Anfang dieser Woche hat sich der Verein mit all seinen 67 Gläubigern auf ein Sanierungskonzept geeinigt. Er muss keine derzeit fälligen Beträge zahlen, die Zinszahlungen werden gestundet. Aber ob der BVB der Schuldenfalle wirklich entkommt, hängt jetzt von 5800 Anteilseignern eines Immobilienfonds der Commerzbank ab. An sie hat der Club sein tolles Stadion verkauft und für 17 Millionen Euro pro Jahr zurückgemietet, ohne freilich die Pacht zahlen zu können. Am 14. März treffen sich die Anteilseigner zu einer außerordentlichen Versammlung, 75 Prozent der Anwesenden müssen einem Kompromiss zustimmen, von dem noch niemand weiß, wie er aussieht - außer: Es müssen sofort neun Millionen für den BVB dabei herausspringen, damit zumindest diese Saison zu Ende gebracht werden kann.
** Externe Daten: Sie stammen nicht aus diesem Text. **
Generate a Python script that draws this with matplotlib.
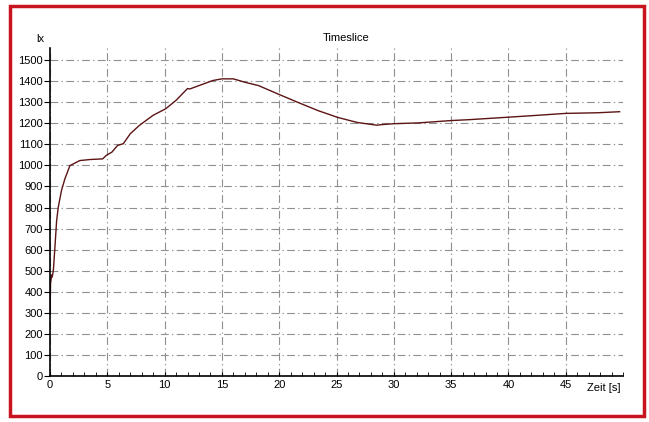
import numpy as np
import matplotlib.pyplot as plt
from matplotlib.patches import Rectangle
from matplotlib.ticker import MultipleLocator

plt.rcParams['font.family'] = ['Liberation Sans', 'DejaVu Sans']

zeit = [0.0, 0.05, 0.15, 0.2, 0.3, 0.43, 0.58, 0.72, 1.0, 1.3, 1.74, 2.6, 3.5,
        4.6, 4.9, 5.4, 5.9, 6.4, 7.0, 7.8, 9.0, 10.1, 11.0, 12.0, 12.2, 13.0,
        14.2, 15.0, 16.0, 17.0, 18.2, 19.9, 21.6, 23.4, 25.1, 26.8, 28.5, 29.0,
        30.0, 32.2, 35.0, 36.5, 40.0, 42.0, 45.0, 47.8, 49.7]
lux = [290, 440, 480, 470, 505, 610, 737, 800, 880, 936, 999, 1023, 1028,
       1031, 1047, 1063, 1095, 1103, 1150, 1190, 1238, 1269, 1309, 1365, 1363, 1379,
       1403, 1411, 1411, 1395, 1379, 1339, 1300, 1260, 1228, 1204, 1191, 1194,
       1198, 1202, 1213, 1217, 1229, 1236, 1247, 1250, 1255]

fig = plt.figure(figsize=(6.49, 4.22), dpi=100)
ax = fig.add_axes([0.077, 0.109, 0.883, 0.777])

ax.plot(zeit, lux, color='#5c1414', lw=1.0)

ax.set_xlim(0, 50)
ax.set_ylim(0, 1557)
ax.xaxis.set_minor_locator(MultipleLocator(1))
ax.set_xticks(range(0, 50, 5))
ax.set_yticks(range(0, 1501, 100))

ax.grid(True, color='#909090', lw=0.8, linestyle=(0, (7, 3, 1.2, 3)))
for s in ['top', 'right']:
    ax.spines[s].set_visible(False)
ax.spines['left'].set_linewidth(1.2)
ax.spines['bottom'].set_linewidth(1.2)

ax.tick_params(axis='y', direction='out', length=4, labelsize=8, pad=1)
ax.tick_params(axis='x', which='both', direction='in', length=3, labelsize=8, pad=3)

ax.text(-0.5, 1600, 'lx', fontsize=8, ha='right', va='center')
ax.text(25.8, 1605, 'Timeslice', fontsize=8, ha='center', va='center')
ax.text(49.8, -58, 'Zeit [s]', fontsize=8, ha='right', va='center')

# roter Rahmen
fig.patches.append(Rectangle((10 / 649, 1 - 416 / 422), 634 / 649, 410 / 422,
                             transform=fig.transFigure, fill=False,
                             edgecolor='#c8141e', lw=2.5))

fig.savefig('out.png', dpi=100)
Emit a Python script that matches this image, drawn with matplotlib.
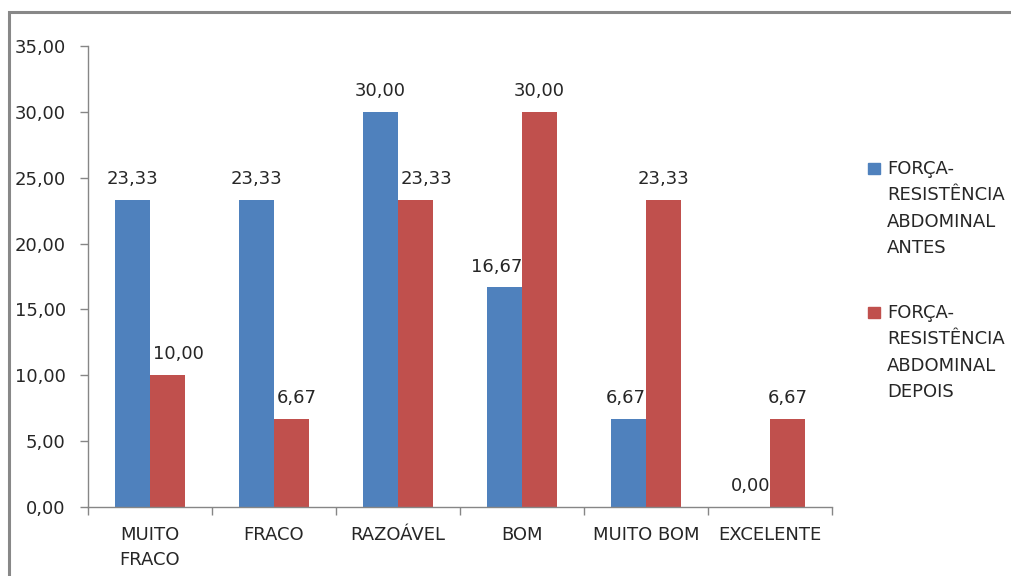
import matplotlib
matplotlib.use("Agg")
import matplotlib.pyplot as plt
import numpy as np
from matplotlib.patches import Rectangle

categories = ["MUITO\nFRACO", "FRACO", "RAZOÁVEL", "BOM", "MUITO BOM", "EXCELENTE"]
antes = [23.33, 23.33, 30.00, 16.67, 6.67, 0.00]
depois = [10.00, 6.67, 23.33, 30.00, 23.33, 6.67]
series_labels = ["FORÇA-\nRESISTÊNCIA\nABDOMINAL\nANTES",
                 "FORÇA-\nRESISTÊNCIA\nABDOMINAL\nDEPOIS"]

BLUE = "#4F81BD"
RED = "#C0504D"
AXIS_GRAY = "#868686"
TEXT = "#262626"

plt.rcParams["font.family"] = "DejaVu Sans"
plt.rcParams["font.size"] = 13

fig = plt.figure(figsize=(10.12, 5.76), dpi=100)
ax = fig.add_axes([88 / 1012, 1 - 507 / 576, (832 - 88) / 1012, (507 - 46) / 576])

# outer chart frame (only top and left edges fall inside the image)
fig.patches.append(Rectangle((9 / 1012, -0.1), 1.2, 1 - 12 / 576 + 0.1,
                             transform=fig.transFigure, fill=False,
                             edgecolor="#888888", linewidth=2.2))

x = np.arange(len(categories))
w = 0.285
b1 = ax.bar(x - w / 2, antes, w, color=BLUE, label=series_labels[0])
b2 = ax.bar(x + w / 2, depois, w, color=RED, label=series_labels[1])


def fmt(v):
    return f"{v:.2f}".replace(".", ",")


# value labels; the lower bar of a pair keeps its label clear of the taller one
for i in x:
    a, d = antes[i], depois[i]
    ra, rd = b1[i], b2[i]
    if a >= d:
        pos_a = (ra.get_x() + ra.get_width() / 2, "center", 0)
        pos_d = (rd.get_x(), "left", 2) if d < a else (rd.get_x() + rd.get_width() / 2, "center", 0)
    else:
        pos_a = (ra.get_x() + ra.get_width(), "right", 0)
        pos_d = (rd.get_x() + rd.get_width() / 2, "center", 0)
    for v, (xp, ha, dx) in ((a, pos_a), (d, pos_d)):
        ax.annotate(fmt(v), (xp, v), xytext=(dx, 15), textcoords="offset points",
                    ha=ha, va="center", color=TEXT)

ax.set_xlim(-0.5, len(categories) - 0.5)
ax.set_ylim(0, 35)
yt = np.arange(0, 35.01, 5)
ax.set_yticks(yt)
ax.set_yticklabels([fmt(v) for v in yt])

# boundary ticks between categories, labels at the centres
ax.set_xticks(np.arange(len(categories) + 1) - 0.5)
ax.set_xticklabels([])
ax.set_xticks(x, minor=True)
ax.set_xticklabels(categories, minor=True, linespacing=1.5)
ax.tick_params(axis="x", which="major", length=6, color=AXIS_GRAY, width=1)
ax.tick_params(axis="x", which="minor", length=0, pad=14, colors=TEXT)
ax.tick_params(axis="y", length=6, color=AXIS_GRAY, width=1, pad=10,
               labelcolor=TEXT)

for side in ("top", "right"):
    ax.spines[side].set_visible(False)
for side in ("left", "bottom"):
    ax.spines[side].set_color(AXIS_GRAY)
    ax.spines[side].set_linewidth(1)

# legend: square aligned with first line of each label
for (lbl, col), ytop in zip(zip(series_labels, (BLUE, RED)), (163, 307)):
    fig.patches.append(Rectangle((868 / 1012, 1 - (ytop + 11) / 576),
                                 12 / 1012, 11 / 576,
                                 transform=fig.transFigure, color=col))
    fig.text(887 / 1012, 1 - (ytop - 3) / 576, lbl, ha="left", va="top",
             color=TEXT, linespacing=1.6)

fig.savefig("out.png", dpi=100)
Einen Tag später muss Dortmund bei der Deutschen Fußball-Liga (DFL) die Lizenz für die kommende Spielzeit beantragen. Wieder setzt der Verein auf Meiers Künste als Strippenzieher.
Ob da ein Stoßgebet
von kompetenter Stelle hilft? Papst Johannes Paul II. böte sich dafür an. Er ist seit Januar Ehrenmitglied des BVB. "Dr. Gott" höchstselbst hat ihm die Ehre angetragen. In den Internetforen der Fans und in der bodenständigen Stadt mehren sich aber die Stimmen, die keine Hilfe annehmen möchten, weder von Gott und erst recht nicht vom Nachbarn Schalke. Sie plädieren für die Pleite und den Zwangsabstieg in die Amateurliga. Die Borussia kriegen sie schon wieder nach oben, genau wie den Bus in Lüdenscheid. Der BVB soll dann das werden, was er bei seiner Gründung vor 95 Jahren am Borsigplatz war: ein Verein der arbeitenden Klasse.